Doesn't seem so bad. Consider an isolated charge. It has a uniquely simple field description (static, Coulomb) in one frame, and you can (without specifying any specific law) derive what it is in other frame's by Lorentz transform. So, the C field is specified in standard cosmological coordinates, where it takes its simplest form. As a physical field, there is, nothing, per se, wrong with being able to detect (directly or indirectly) you motion 'relative to it' [ more precisely, relative to an observer who sees its simplest form - e.g. created atoms have no momentum, for example]. Just like for an isolated charge, even an observer who only sees the field can distinguish whether they are in motion relative to the charge.

19. May 21, 2015

### bcrowell

Staff Emeritus
Your example is Lorentz-invariant because Maxwell's equations are Lorentz-invariant. The charge is a physical body, it has dynamics, and you're measuring your state of motion relative to it. That's completely different from simply prescribing the electric field to have some fixed behavior in some special coordinates.

You can make tensor-scalar theories that are Lorentz-invariant. Brans-Dicke gravity is an example. The C field isn't, at least according to the description given by Coles.

20. May 21, 2015

### Staff: Mentor

That's not necessarily the same as violating Lorentz invariance. See below.

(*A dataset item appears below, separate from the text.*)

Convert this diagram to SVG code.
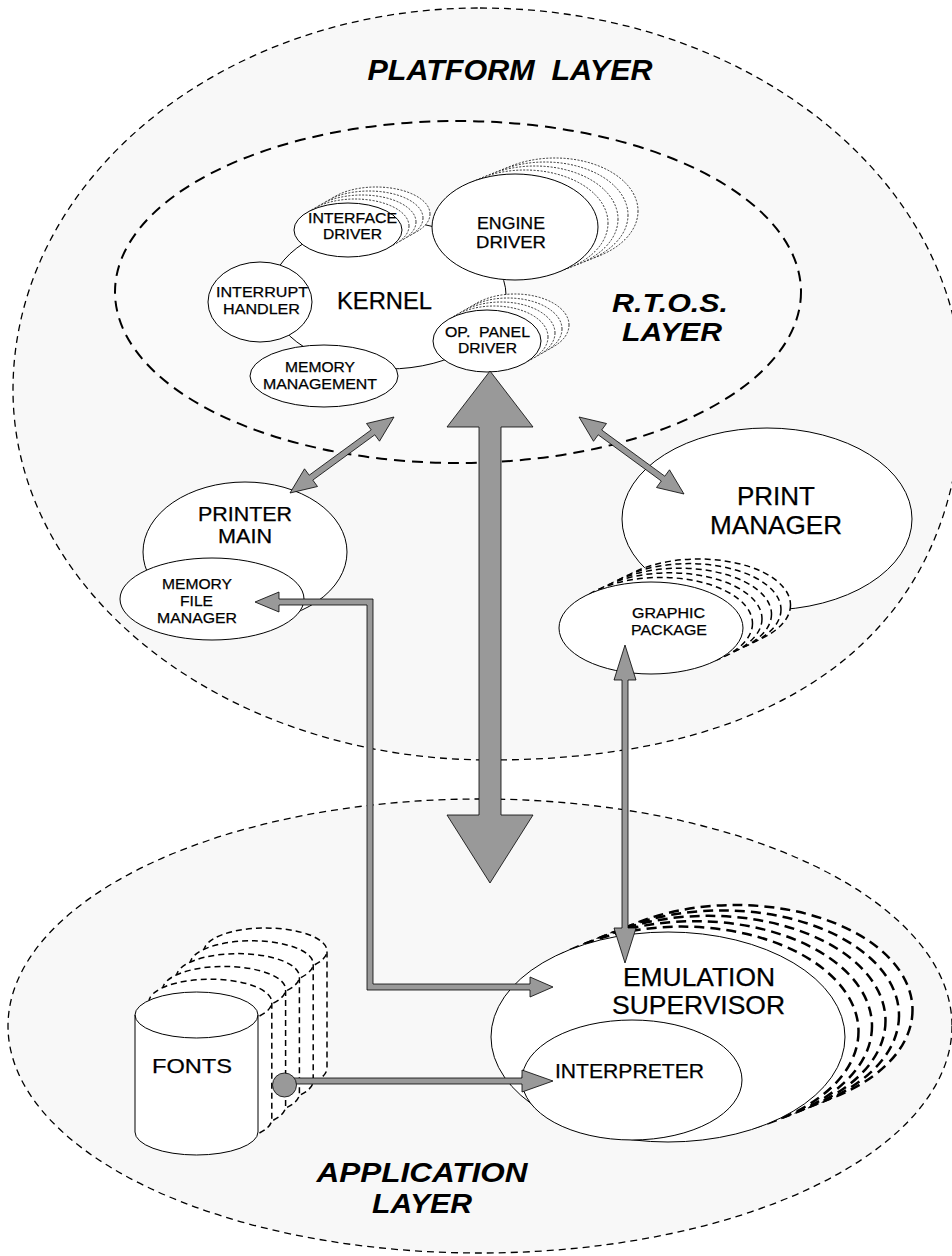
<svg xmlns="http://www.w3.org/2000/svg" width="952" height="1256" viewBox="0 0 952 1256">
<style>
.layer{fill:#f8f8f8;stroke:#000;stroke-width:1.3;stroke-dasharray:7 5}
.rtos{fill:#fafafa;stroke:#000;stroke-width:2;stroke-dasharray:11 7}
.node{fill:#fff;stroke:#000;stroke-width:1}
.dot{fill:#fff;stroke:#000;stroke-width:0.8;stroke-dasharray:2 1.5}
.dash{fill:#fff;stroke:#000;stroke-width:1.5;stroke-dasharray:6 4}
.dashb{fill:#fff;stroke:#000;stroke-width:2.5;stroke-dasharray:10 6}
.dashn{fill:none;stroke:#000;stroke-width:1.5;stroke-dasharray:6 4}
.pipe{fill:#999;stroke:#000;stroke-width:0.8;stroke-linejoin:miter}
.t{font-family:"Liberation Sans",Arial,Helvetica,sans-serif;fill:#000;stroke:#000;stroke-width:0.25;text-anchor:middle}
.lbl{font-family:"Liberation Sans",Arial,Helvetica,sans-serif;font-weight:bold;font-style:italic;fill:#000;text-anchor:middle}
</style>
<rect width="952" height="1256" fill="#fff"/>

<g id="platform-layer">
<path class="layer" d="M480,8 C746.2,8 962,179 962,390 C962,626.8 792,760 490,760 C226.6,760 13,594.3 13,390 C13,179 222.1,8 480,8 Z"/>
<text class="lbl" x="510" y="80" font-size="30" textLength="285" lengthAdjust="spacingAndGlyphs" xml:space="preserve">PLATFORM  LAYER</text>
</g>

<g id="application-layer">
<ellipse class="layer" cx="480" cy="1026" rx="472" ry="227"/>
<text class="lbl" x="422" y="1182" font-size="27.5" textLength="211" lengthAdjust="spacingAndGlyphs">APPLICATION</text>
<text class="lbl" x="422" y="1213" font-size="27.5" textLength="100" lengthAdjust="spacingAndGlyphs">LAYER</text>
</g>

<g id="rtos-layer">
<ellipse class="rtos" cx="458" cy="292" rx="343" ry="171"/>
<text class="lbl" x="670" y="312" font-size="26" textLength="116" lengthAdjust="spacingAndGlyphs">R.T.O.S.</text>
<text class="lbl" x="672" y="341" font-size="26" textLength="100" lengthAdjust="spacingAndGlyphs">LAYER</text>
</g>

<g id="kernel">
<ellipse class="node" cx="388" cy="295" rx="118" ry="74"/>
<text class="t" x="384.5" y="309" font-size="23" textLength="95" lengthAdjust="spacingAndGlyphs">KERNEL</text>
</g>

<g id="interface-driver">
<ellipse class="dot" cx="376" cy="214" rx="54" ry="27"/>
<ellipse class="dot" cx="369" cy="218" rx="54" ry="27"/>
<ellipse class="dot" cx="362" cy="222" rx="54" ry="27"/>
<ellipse class="dot" cx="355" cy="226" rx="54" ry="27"/>
<ellipse class="node" cx="348" cy="230" rx="54" ry="27"/>
<text class="t" x="352.5" y="223" font-size="13.8" textLength="89" lengthAdjust="spacingAndGlyphs">INTERFACE</text>
<text class="t" x="352.5" y="238.5" font-size="13.8" textLength="59" lengthAdjust="spacingAndGlyphs">DRIVER</text>
</g>

<g id="engine-driver">
<ellipse class="dot" cx="555" cy="211" rx="83" ry="53"/>
<ellipse class="dot" cx="545" cy="215" rx="83" ry="53"/>
<ellipse class="dot" cx="535" cy="219" rx="83" ry="53"/>
<ellipse class="dot" cx="525" cy="223" rx="83" ry="53"/>
<ellipse class="node" cx="515" cy="227" rx="83" ry="53"/>
<text class="t" x="511" y="229" font-size="17" textLength="68" lengthAdjust="spacingAndGlyphs">ENGINE</text>
<text class="t" x="511" y="248" font-size="17" textLength="70" lengthAdjust="spacingAndGlyphs">DRIVER</text>
</g>

<g id="interrupt-handler">
<ellipse class="node" cx="260" cy="302" rx="52" ry="40"/>
<text class="t" x="262" y="297" font-size="15" textLength="92" lengthAdjust="spacingAndGlyphs">INTERRUPT</text>
<text class="t" x="261.5" y="314" font-size="15" textLength="77" lengthAdjust="spacingAndGlyphs">HANDLER</text>
</g>

<g id="memory-management">
<ellipse class="node" cx="324" cy="376" rx="74" ry="31"/>
<text class="t" x="320" y="372" font-size="15" textLength="70" lengthAdjust="spacingAndGlyphs">MEMORY</text>
<text class="t" x="320" y="389" font-size="15" textLength="114" lengthAdjust="spacingAndGlyphs">MANAGEMENT</text>
</g>

<g id="op-panel-driver">
<ellipse class="dot" cx="515" cy="325" rx="54" ry="31"/>
<ellipse class="dot" cx="508" cy="329" rx="54" ry="31"/>
<ellipse class="dot" cx="501" cy="333" rx="54" ry="31"/>
<ellipse class="dot" cx="494" cy="337" rx="54" ry="31"/>
<ellipse class="node" cx="487" cy="341" rx="54" ry="31"/>
<text class="t" x="487.5" y="337" font-size="14" textLength="85" lengthAdjust="spacingAndGlyphs" xml:space="preserve">OP.  PANEL</text>
<text class="t" x="487.5" y="353" font-size="14" textLength="59" lengthAdjust="spacingAndGlyphs">DRIVER</text>
</g>

<g id="printer-main">
<ellipse class="node" cx="245" cy="552" rx="102" ry="70"/>
<text class="t" x="245" y="521" font-size="19.5" textLength="94" lengthAdjust="spacingAndGlyphs">PRINTER</text>
<text class="t" x="245" y="543" font-size="19.5" textLength="54" lengthAdjust="spacingAndGlyphs">MAIN</text>
</g>

<g id="memory-file-manager">
<ellipse class="node" cx="212" cy="599" rx="92" ry="41"/>
<text class="t" x="197" y="589" font-size="15" textLength="70" lengthAdjust="spacingAndGlyphs">MEMORY</text>
<text class="t" x="196.5" y="606" font-size="15" textLength="33" lengthAdjust="spacingAndGlyphs">FILE</text>
<text class="t" x="197" y="623" font-size="15" textLength="80" lengthAdjust="spacingAndGlyphs">MANAGER</text>
</g>

<g id="print-manager">
<ellipse class="node" cx="767" cy="519" rx="145" ry="91" stroke-width="1.3"/>
<text class="t" x="776" y="505" font-size="26" textLength="78" lengthAdjust="spacingAndGlyphs">PRINT</text>
<text class="t" x="776" y="534" font-size="26" textLength="132" lengthAdjust="spacingAndGlyphs">MANAGER</text>
</g>

<g id="graphic-package">
<ellipse class="dash" cx="698.5" cy="605" rx="92" ry="46"/>
<ellipse class="dash" cx="689" cy="609.6" rx="92" ry="46"/>
<ellipse class="dash" cx="679.5" cy="614.2" rx="92" ry="46"/>
<ellipse class="dash" cx="670" cy="618.8" rx="92" ry="46"/>
<ellipse class="dash" cx="660.5" cy="623.4" rx="92" ry="46"/>
<ellipse class="node" cx="651" cy="628" rx="92" ry="46"/>
<text class="t" x="668.5" y="618" font-size="15" textLength="73" lengthAdjust="spacingAndGlyphs">GRAPHIC</text>
<text class="t" x="669" y="635" font-size="15" textLength="76" lengthAdjust="spacingAndGlyphs">PACKAGE</text>
</g>

<g id="emulation-supervisor">
<ellipse class="dashb" cx="735.5" cy="1010" rx="177" ry="105"/>
<ellipse class="dashb" cx="722" cy="1015.4" rx="177" ry="105"/>
<ellipse class="dashb" cx="708.5" cy="1020.8" rx="177" ry="105"/>
<ellipse class="dashb" cx="695" cy="1026.2" rx="177" ry="105"/>
<ellipse class="dashb" cx="681.5" cy="1031.6" rx="177" ry="105"/>
<ellipse class="node" cx="668" cy="1037" rx="177" ry="105" stroke-width="1.5"/>
<text class="t" x="699" y="986" font-size="25" textLength="152" lengthAdjust="spacingAndGlyphs">EMULATION</text>
<text class="t" x="698.5" y="1014" font-size="25" textLength="173" lengthAdjust="spacingAndGlyphs">SUPERVISOR</text>
</g>

<g id="interpreter">
<ellipse class="node" cx="632" cy="1080" rx="110" ry="60" stroke-width="1.3"/>
<text class="t" x="629.5" y="1078" font-size="21" textLength="149" lengthAdjust="spacingAndGlyphs">INTERPRETER</text>
</g>

<g id="fonts">
<path class="dash" d="M204,951 A61.5,23 0 0 1 327,951 L327,1068 A61.5,23 0 0 1 204,1068 Z"/>
<path class="dashn" d="M204,951 A61.5,23 0 0 0 327,951"/>
<path class="dash" d="M190.2,963.8 A61.5,23 0 0 1 313.2,963.8 L313.2,1080.8 A61.5,23 0 0 1 190.2,1080.8 Z"/>
<path class="dashn" d="M190.2,963.8 A61.5,23 0 0 0 313.2,963.8"/>
<path class="dash" d="M176.4,976.6 A61.5,23 0 0 1 299.4,976.6 L299.4,1093.6 A61.5,23 0 0 1 176.4,1093.6 Z"/>
<path class="dashn" d="M176.4,976.6 A61.5,23 0 0 0 299.4,976.6"/>
<path class="dash" d="M162.6,989.4 A61.5,23 0 0 1 285.6,989.4 L285.6,1106.4 A61.5,23 0 0 1 162.6,1106.4 Z"/>
<path class="dashn" d="M162.6,989.4 A61.5,23 0 0 0 285.6,989.4"/>
<path class="dash" d="M148.8,1002.2 A61.5,23 0 0 1 271.8,1002.2 L271.8,1119.2 A61.5,23 0 0 1 148.8,1119.2 Z"/>
<path class="dashn" d="M148.8,1002.2 A61.5,23 0 0 0 271.8,1002.2"/>
<path class="node" d="M135,1015 A61.5,23 0 0 1 258,1015 L258,1132 A61.5,23 0 0 1 135,1132 Z"/>
<path d="M135,1015 A61.5,23 0 0 0 258,1015" fill="none" stroke="#000" stroke-width="1"/>
<text class="t" x="192" y="1073" font-size="21" textLength="80" lengthAdjust="spacingAndGlyphs">FONTS</text>
</g>

<g id="connectors">
<polygon class="pipe" points="394,417 379.5,441.2 374.8,434.8 312.8,480.1 317.5,486.5 290,493 304.5,468.8 309.2,475.2 371.2,429.9 366.5,423.5"/>
<polygon class="pipe" points="579,417 606.5,423.5 601.7,430 664.8,476.2 669.5,469.8 684,494 656.5,487.5 661.3,481 598.2,434.8 593.5,441.3"/>
<polygon class="pipe" points="490,371 533,427 501,427 501,815 533,815 490,883 447,815 479,815 479,427 447,427"/>
<polygon class="pipe" points="255,602 279,592 279,599 373,599 373,984 530,984 530,977 553,987 530,997 530,990 367,990 367,605 279,605 279,612"/>
<polygon class="pipe" points="625,645 636,680 628,680 628,928 636,928 625,963 614,928 622,928 622,680 614,680"/>
<polygon class="pipe" points="290,1078 522,1078 522,1070 553,1081 522,1092 522,1084 290,1084"/>
<circle class="pipe" cx="284.5" cy="1085" r="12"/>
</g>
</svg>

It depends on how the $C$ field, or the $t$ quantity, transforms under local Lorentz transformations. If it transforms in such a way as to leave the laws of physics invariant, then it's Lorentz invariant. In other words, $t$ would have to be a scalar field on spacetime with the dimensions of time. This is possible AFAIK, but I don't know enough about the Coles model to know if that's what they are specifying.

If $t$ is in fact a scalar field, then the fact that it can also function as a time coordinate in a "preferred" coordinate system does not break Lorentz invariance. It just means that there is a particular coordinate chart that is adapted to the underlying symmetry of the spacetime.